Embedding a Help Page in Storyline?

Jun 06, 2012

I would like to know whether is there a way to insert a help page in Storyline as we usually do in Presenter 09.

Steps I follow to create a hel page in Storyline is:

a. Create a Media tour/labelled graphic interaction

b. Importing the engage file as a player tab in presenter 09.

Is there a way similar to the above mentioned steps? or suggest a better enhanced way of how best I can do in Storyline?

thanks for your support!

13 Replies
Ragunathakrishnan G

Thanks for sharing this. We are working on a business proposal with one of our clients and before that we would like to get the following clarifications in Storyline:

  1. We would like to confirm whether a trigger cannot be used for the Previous button and also whether the previous button takes to the slide last viewed and not the exact previous slide.
  2. Is there a possibility of disabling the draggable feature of the seek bar in a particular slide?
  3. Can we view slides notes from the bottom of the slide as we do in Articulate Presenter 09 by selecting "View Slides notes from the bottom"?
Rebecca Fleisch Cordeiro

Hi Ragunathakrishn,

Seekbar

There's a post on controlling the seekbar here:

http://community.articulate.com/forums/p/12139/72636.aspx#72636

Notes Pages

I just played with and then took a look at the the tutorial (http://community.articulate.com/tutorials/products/inserting-slide-notes.aspx) on Storyline Notes and I don't see an option to view notes at the bottom. Perhaps someone will let us know whether it's possible or if we should place a feature request.

Prev Button

Well, it seems it does in fact bring you to last slide viewed, not exact previous slide. Can't believe I hadn't noticed this before. Don't know what you mean about a trigger for the previous button. Maybe someone has answered as I've been typing this.

Jeanette Brooks
  1. That's true, currently there isn't a way to control the behavior of the Previous button via triggers. What some folks do is remove the built-in Prev/Next buttons on the player, and create their own nav buttons on the slide itself, so that they have more control by adding triggers and conditions. And yes - the built-in Previous button does take the learner to the slide they previously viewed (which might not necessarily be the slide that comes right before the current slide in a linear order).
  2. When a seekbar is enabled on a slide, users will be able to click and drag to "scrub" through the slide's duration, or rewind the slide if they want. There isn't currently a way to disable that behavior to make the seekbar a visual indicator only, but that would make a great feature request!
  3. The slide notes feature on the player allows you to display the slide notes in either the sidebar or as a clickable button on the player's top bar, but there isn't currently a way to move the slide notes to the bottom of the player. One alternative is to use a slide layer with a scrolling panel, instead of the built-in slide notes. Check out the screencast in this tutorial (jump to about the 35-second mark) for an example. If you'd like to see that story file, just lemme know and I can attach it here.

Hope that helps!

Ragunathakrishnan G

Jeanette:

Onething i'm surprised is that why the Previous button functionailty is designed like that it goes to the last slide viwed?

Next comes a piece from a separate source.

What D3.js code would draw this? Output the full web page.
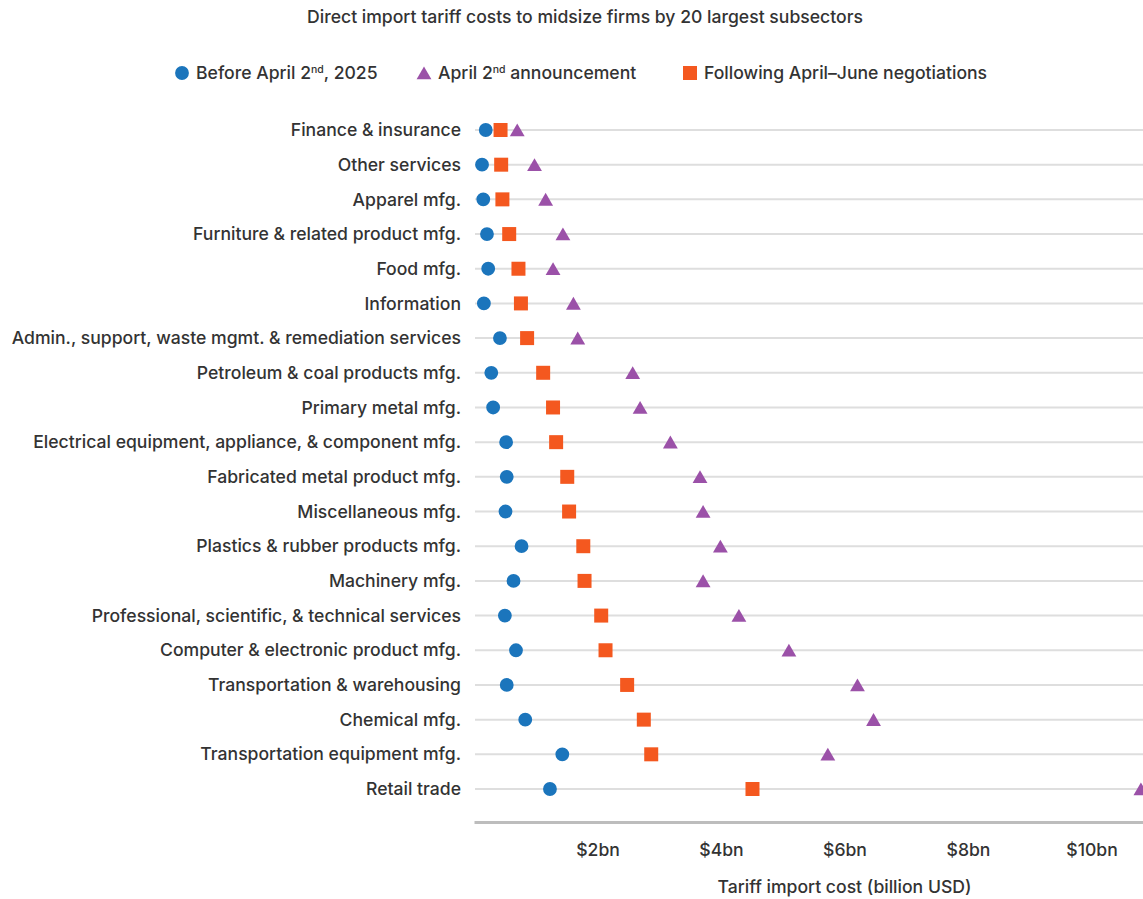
<!DOCTYPE html>
<html>
<head>
<meta charset="utf-8">
<style>
body {
  margin: 0;
  background: #fff;
  font-family: Inter, "Noto Sans", sans-serif;
}
text {
  fill: #333;
  font-weight: 500;
}
</style>
<script src="https://d3js.org/d3.v7.min.js"></script>
</head>
<body>
<script>
  const width = 1143;
  const height = 899;

  const categories = [
    "Finance & insurance",
    "Other services",
    "Apparel mfg.",
    "Furniture & related product mfg.",
    "Food mfg.",
    "Information",
    "Admin., support, waste mgmt. & remediation services",
    "Petroleum & coal products mfg.",
    "Primary metal mfg.",
    "Electrical equipment, appliance, & component mfg.",
    "Fabricated metal product mfg.",
    "Miscellaneous mfg.",
    "Plastics & rubber products mfg.",
    "Machinery mfg.",
    "Professional, scientific, & technical services",
    "Computer & electronic product mfg.",
    "Transportation & warehousing",
    "Chemical mfg.",
    "Transportation equipment mfg.",
    "Retail trade"
  ];

  // billion USD
  const beforeApril = [0.19, 0.13, 0.15, 0.21, 0.23, 0.16, 0.42, 0.28, 0.31, 0.52,
                       0.53, 0.51, 0.77, 0.64, 0.50, 0.68, 0.53, 0.83, 1.43, 1.23];
  const aprilAnnouncement = [0.70, 0.98, 1.16, 1.44, 1.28, 1.61, 1.68, 2.57, 2.69, 3.18,
                             3.66, 3.71, 3.99, 3.71, 4.29, 5.10, 6.21, 6.47, 5.73, 10.80];
  const afterNegotiations = [0.43, 0.44, 0.46, 0.57, 0.72, 0.76, 0.86, 1.12, 1.28, 1.33,
                             1.51, 1.54, 1.77, 1.79, 2.06, 2.13, 2.48, 2.75, 2.87, 4.51];

  const tickValues = [2, 4, 6, 8, 10];

  const series = [
    { name: "before", values: beforeApril, color: "#1b75bc", symbol: d3.symbolCircle, size: 150, dy: 0 },
    { name: "after", values: afterNegotiations, color: "#f4581f", symbol: d3.symbolSquare, size: 196, dy: 0 },
    { name: "april", values: aprilAnnouncement, color: "#9b51a8", symbol: d3.symbolTriangle, size: 95, dy: 2 }
  ];

  const fontSize = "17.6px";

  var svg = d3.select("body")
    .append("svg")
    .attr("width", width)
    .attr("height", height);

  var x = d3.scaleLinear()
    .domain([0, 12])
    .range([474, 1215]);

  var y = d3.scalePoint()
    .domain(categories)
    .range([130, 789]);

  // title
  svg.append("text")
    .attr("x", 585)
    .attr("y", 23)
    .attr("text-anchor", "middle")
    .style("font-size", fontSize)
    .text("Direct import tariff costs to midsize firms by 20 largest subsectors");

  // legend
  var legendItems = [
    { x: 182, color: "#1b75bc", symbol: d3.symbolCircle, size: 150, dy: 0, parts: ["Before April 2", "nd", ", 2025"] },
    { x: 424, color: "#9b51a8", symbol: d3.symbolTriangle, size: 95, dy: 2, parts: ["April 2", "nd", " announcement"] },
    { x: 690, color: "#f4581f", symbol: d3.symbolSquare, size: 196, dy: 0, parts: ["Following April\u2013June negotiations"] }
  ];

  var legend = svg.append("g");
  legendItems.forEach(function(item) {
    legend.append("path")
      .attr("d", d3.symbol().type(item.symbol).size(item.size))
      .attr("transform", "translate(" + item.x + "," + (73 + item.dy) + ")")
      .attr("fill", item.color);
    var t = legend.append("text")
      .attr("x", item.x + 14)
      .attr("y", 79)
      .style("font-size", fontSize);
    item.parts.forEach(function(p, i) {
      var span = t.append("tspan").text(p);
      if (i == 1) {
        span.attr("dy", -6).style("font-size", "10.5px");
      } else if (i == 2) {
        span.attr("dy", 6);
      }
    });
  });

  // gridlines
  svg.append("g")
    .selectAll("line")
    .data(categories)
    .enter()
    .append("line")
      .attr("x1", 475)
      .attr("x2", width)
      .attr("y1", function(d) { return y(d); })
      .attr("y2", function(d) { return y(d); })
      .attr("stroke", "#dedede")
      .attr("stroke-width", 2);

  // category labels
  svg.append("g")
    .selectAll("text")
    .data(categories)
    .enter()
    .append("text")
      .attr("x", 461)
      .attr("y", function(d) { return y(d); })
      .attr("dy", "0.35em")
      .attr("text-anchor", "end")
      .style("font-size", fontSize)
      .text(function(d) { return d; });

  // x axis
  var axis = svg.append("g")
    .attr("transform", "translate(0,822)")
    .call(d3.axisBottom(x)
      .tickValues(tickValues)
      .tickSize(0)
      .tickPadding(22)
      .tickFormat(function(d) { return "$" + d + "bn"; }));

  axis.select(".domain")
    .attr("stroke", "#bdbdbd")
    .attr("stroke-width", 3);

  axis.selectAll("text")
    .style("font-family", "Inter, sans-serif")
    .style("font-size", fontSize)
    .attr("fill", "#333");

  svg.append("text")
    .attr("x", x(6))
    .attr("y", 893)
    .attr("text-anchor", "middle")
    .style("font-size", fontSize)
    .text("Tariff import cost (billion USD)");

  // markers
  series.forEach(function(s) {
    svg.append("g")
      .selectAll("path")
      .data(s.values)
      .enter()
      .append("path")
        .attr("d", d3.symbol().type(s.symbol).size(s.size))
        .attr("transform", function(d, i) {
          return "translate(" + x(d) + "," + (y(categories[i]) + s.dy) + ")";
        })
        .attr("fill", s.color);
  });
</script>
</body>
</html>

But will that will be changed in the next release such that the users should be given an option to change that condition either go to the slide last viewed or to the previous slide in the actual course.

Jeanette Brooks

Sure - I've attached the example of  the slide notes idea to this post.

Regarding the Previous button's behavior, yeah, the logic behind that is that most course developers these days are moving toward non-linear course designs, where a learner might arrive at a slide from any number of different places within the course. So, when a learner clicks the Previous button, they typically expect the button to behave similarly to a web browser's "Back" button, where they return to whatever screen they most recently viewed. That said, I can also see why in certain situations you might want to have more control over whether it behaves that way vs. just backing up one slide. I can't really predict whether the current behavior will change in future versions, but I do know that our dev team pays attention to feature requests, so the more voices, the better!

Jeanette Brooks

When you choose to have the video play automatically, by default the learner will still be able to click the video to start/stop it. But an easy way to prevent that is to draw a hotspot over the video (on the Insert tab, choose Hotspot and draw a rectangular hotspot over the video, but just don't assign any trigger action to it). That way you're essentially covering the video with an invisible shape that prevents it from being clicked on.